'Kentsel Dönüşümün En Hızlı Yapılacağı Bir Döneme Giriyoruz'
Çevre ve Şehircilik Bakanı Mehmet Özhaseki: 'Önümüzdeki dönem Türkiye'de artık kentsel dönüşümün en hızlı yapılacağı bir dönem içerisine giriyoruz' 'Kentsel dönüşüm lafını bazı arkadaşlar kötü kullandığı için bunu kullanmakta da imtina ediyorum. Efendim 'rantsal dönüşüm oldu' falan diyorlar. Kardeşim sen rantsal dönüşüm yapma bunu söyleyen adam. Bunu doğru dürüst yap. Bir rant varsa millete ver topluma ver bunu' Çalışma ve Sosyal Güvenlik Bakanı Jülide Sarıeroğlu: '16 yıldır AK Parti olarak çevre ve şehircilik anlamında yaptıklarımız ortada'
Çevre ve Şehircilik Bakanı Mehmet Özhaseki, "Önümüzdeki dönem Türkiye'de artık kentsel dönüşümün en hızlı yapılacağı bir dönem içerisine giriyoruz." dedi.
Özhaseki, Çalışma ve Sosyal Güvenlik Bakanı Jülide Sarıeroğlu'nun da katıldığı Adana Sanayi Odası'nda (ADASO) düzenlenen "İmar barışı" konulu toplantıda yaptığı konuşmada, ülkenin yüz ölçümünün yüzde 66'sının, nüfusun ise yüzde 71'inin birinci derecede deprem bölgesinde olduğunu belirtti.
Özhaseki, 6 ve üzerindeki yıkıcı depremlerin son yüzyılda neredeyse 56 defa yaşandığını, her iki yılda bir olduğunu belirterek, son yüzyılda Türkiye'nin 83 bin insan kaybettiğini, mali olarak 100 milyar dolar kayıpları olduğunu vurguladı.

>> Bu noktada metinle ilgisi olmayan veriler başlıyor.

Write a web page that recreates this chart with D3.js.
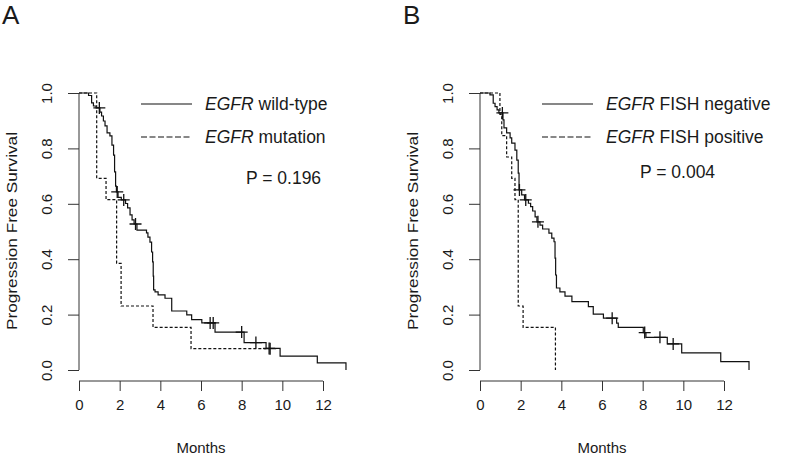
<!DOCTYPE html>
<html><head><meta charset="utf-8">
<script src="https://cdn.jsdelivr.net/npm/d3@7"></script>
<style>body{margin:0;background:#fff}svg{display:block}text{font-family:"Liberation Sans",Arial,sans-serif;fill:#1a1a1a}</style>
</head><body><svg id="c" width="800" height="457"></svg>
<script>
// ---- data ----
const xTicks = [0, 2, 4, 6, 8, 10, 12];
const yTicks = [0, 0.2, 0.4, 0.6, 0.8, 1.0];

// Panel A: EGFR wild-type (solid)
const wtTime = [0,0.47,0.62,0.71,0.84,1.03,1.11,1.20,1.28,1.38,1.52,1.62,1.70,1.75,1.80,1.84,1.92,2.08,2.29,2.39,2.51,2.61,2.71,2.85,3.32,3.39,3.49,3.57,3.62,3.65,3.67,3.74,3.89,4.23,4.56,5.30,5.54,6.04,6.69,8.12,9.20,9.89,11.72,13.13];
const wtSurv = [1,0.991,0.964,0.953,0.946,0.931,0.917,0.899,0.881,0.856,0.845,0.812,0.776,0.715,0.664,0.643,0.623,0.614,0.601,0.585,0.560,0.542,0.527,0.505,0.495,0.480,0.462,0.426,0.390,0.339,0.289,0.282,0.271,0.259,0.213,0.199,0.182,0.170,0.137,0.099,0.078,0.050,0.026,0];
const wtCensor = [1.0,1.88,2.2,2.78,6.45,6.6,8.0,8.7,9.35];
// Panel A: EGFR mutation (dashed)
const mutTime = [0,0.87,1.33,1.85,2.07,3.64,5.51,9.4];
const mutSurv = [1,0.692,0.615,0.385,0.231,0.154,0.077,0.077];
const mutCensor = [9.4];

// Panel B: EGFR FISH negative (solid)
const negTime = [0,0.49,0.65,0.74,0.84,0.93,1.13,1.18,1.31,1.48,1.56,1.72,1.81,1.88,1.92,2.05,2.19,2.38,2.49,2.59,2.71,2.80,2.95,3.08,3.39,3.53,3.64,3.69,3.72,3.76,3.93,4.18,4.52,5.33,5.57,6.07,6.72,6.80,8.03,8.16,9.21,9.92,11.84,13.23];
const negSurv = [1,0.993,0.963,0.951,0.939,0.928,0.903,0.874,0.856,0.838,0.819,0.794,0.758,0.711,0.650,0.632,0.614,0.602,0.590,0.574,0.553,0.535,0.523,0.509,0.494,0.476,0.463,0.404,0.343,0.296,0.282,0.267,0.247,0.229,0.202,0.187,0.169,0.154,0.135,0.118,0.094,0.062,0.030,0];
const negCensor = [1.1,1.94,2.25,2.85,6.5,8.1,8.85,9.5];
// Panel B: EGFR FISH positive (dashed)
const posTime = [0,0.98,1.07,1.31,1.56,1.72,1.88,2.12,3.71];
const posSurv = [1,0.923,0.846,0.769,0.692,0.615,0.231,0.154,0];
const posCensor = [];

const panels = [
  {letter:"A", x0:79, series:[
     {t:wtTime, s:wtSurv, c:wtCensor, dash:null, label:"wild-type"},
     {t:mutTime, s:mutSurv, c:mutCensor, dash:"3,2", label:"mutation"}], p:"P = 0.196", pY:184},
  {letter:"B", x0:480, series:[
     {t:negTime, s:negSurv, c:negCensor, dash:null, label:"FISH negative"},
     {t:posTime, s:posSurv, c:posCensor, dash:"3,2", label:"FISH positive"}], p:"P = 0.004", pY:178}
];

const svg = d3.select("#c");

panels.forEach(P => {
  const x = d3.scaleLinear().domain([0,12]).range([P.x0, P.x0 + 244]);
  const y = d3.scaleLinear().domain([0,1]).range([370, 93]);
  const g = svg.append("g");

  g.append("text").attr("x", P.x0 - 77).attr("y", 24).attr("font-size", 26).text(P.letter);

  const xa = g.append("g").attr("transform", "translate(0,381)")
    .call(d3.axisBottom(x).tickValues(xTicks).tickSize(10).tickPadding(8).tickFormat(d3.format("d")));
  xa.select(".domain").attr("stroke", "#333").attr("d", `M${x(0)},0H${x(12)}`);
  xa.selectAll(".tick line").attr("stroke", "#333");
  xa.selectAll(".tick text").attr("font-size", 15).attr("font-family", "Liberation Sans, Arial").attr("fill", "#1a1a1a");

  const ya = g.append("g").attr("transform", `translate(${x(0)},0)`)
    .call(d3.axisLeft(y).tickValues(yTicks).tickSize(11).tickFormat(d3.format(".1f")));
  ya.select(".domain").attr("stroke", "#333").attr("d", `M0,${y(0)}V${y(1)}`);
  ya.selectAll(".tick line").attr("stroke", "#333");
  ya.selectAll(".tick text").attr("font-size", 15).attr("font-family", "Liberation Sans, Arial").attr("fill", "#1a1a1a")
    .attr("text-anchor", "middle").attr("x", null).attr("dy", null)
    .attr("transform", "translate(-27,0) rotate(-90)");

  g.append("text").attr("text-anchor", "middle").attr("font-size", 15)
    .attr("x", x(6)).attr("y", 453).text("Months");
  g.append("text").attr("text-anchor", "middle").attr("font-size", 14.5)
    .attr("textLength", 198).attr("lengthAdjust", "spacingAndGlyphs")
    .attr("transform", `translate(${P.x0 - 62},231) rotate(-90)`).text("Progression Free Survival");

  const line = d3.line().x(d => x(d[0])).y(d => y(d[1])).curve(d3.curveStepAfter);
  P.series.forEach(S => {
    const pts = S.t.map((t, i) => [t, S.s[i]]);
    g.append("path").attr("d", line(pts)).attr("fill", "none").attr("stroke", "#111")
      .attr("stroke-width", 1.2).attr("stroke-dasharray", S.dash);
    const f = t => { let v = 1; S.t.forEach((tt, i) => { if (tt <= t) v = S.s[i]; }); return v; };
    S.c.forEach(ct => {
      const cx = x(ct), cy = y(f(ct));
      g.append("path").attr("d", `M${cx-6},${cy}H${cx+6}M${cx},${cy-6}V${cy+6}`)
        .attr("stroke", "#111").attr("stroke-width", 1.3);
    });
  });

  P.series.forEach((S, i) => {
    const ly = 104 + i * 33;
    g.append("line").attr("x1", P.x0 + 62).attr("x2", P.x0 + 113).attr("y1", ly).attr("y2", ly)
      .attr("stroke", "#111").attr("stroke-width", 1.2).attr("stroke-dasharray", S.dash ? "6,2.5" : null);
    const t = g.append("text").attr("x", P.x0 + 126).attr("y", ly + 6).attr("font-size", 17.5);
    t.append("tspan").attr("font-style", "italic").text("EGFR");
    t.append("tspan").text(" " + S.label);
  });
  g.append("text").attr("x", P.x0 + (P.letter === "A" ? 167 : 160)).attr("y", P.pY).attr("font-size", 17.5).text(P.p);
});
</script></body></html>
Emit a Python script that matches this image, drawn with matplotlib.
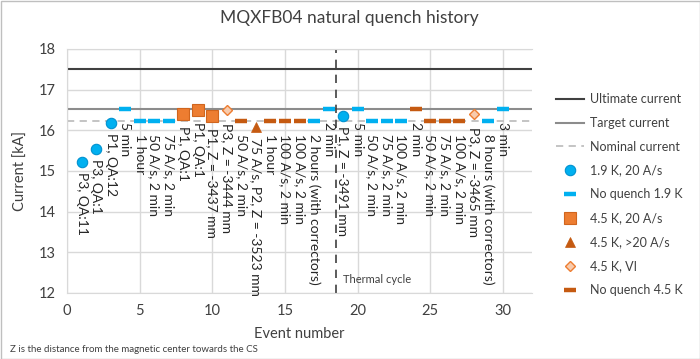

Uygun olmayan alanlarda konut yapıldığını söyleyen Özhaseki, "Halen tarım alanlarında, uygun olmayan zeminlerde çok yüksek katlı yapıları yapmak için de müthiş bir hırsla insanoğlu saldırmaya devam ediyor. Bizim biraz ders almamız lazım. " dedi.
Japonya'dan örnekler veren Özhaseki, "Bizde küçücük depremlerde evler iş yerleri yıkılıyor. İnsanlar perişan oluyor, kimi camdan atlıyor, kimi balkondan atlıyor, kimi dama çıkıyor, kimi aşağı iniyor derken bir sürü ölenimiz var. Bu bizim için acı bir durum. " diye konuştu.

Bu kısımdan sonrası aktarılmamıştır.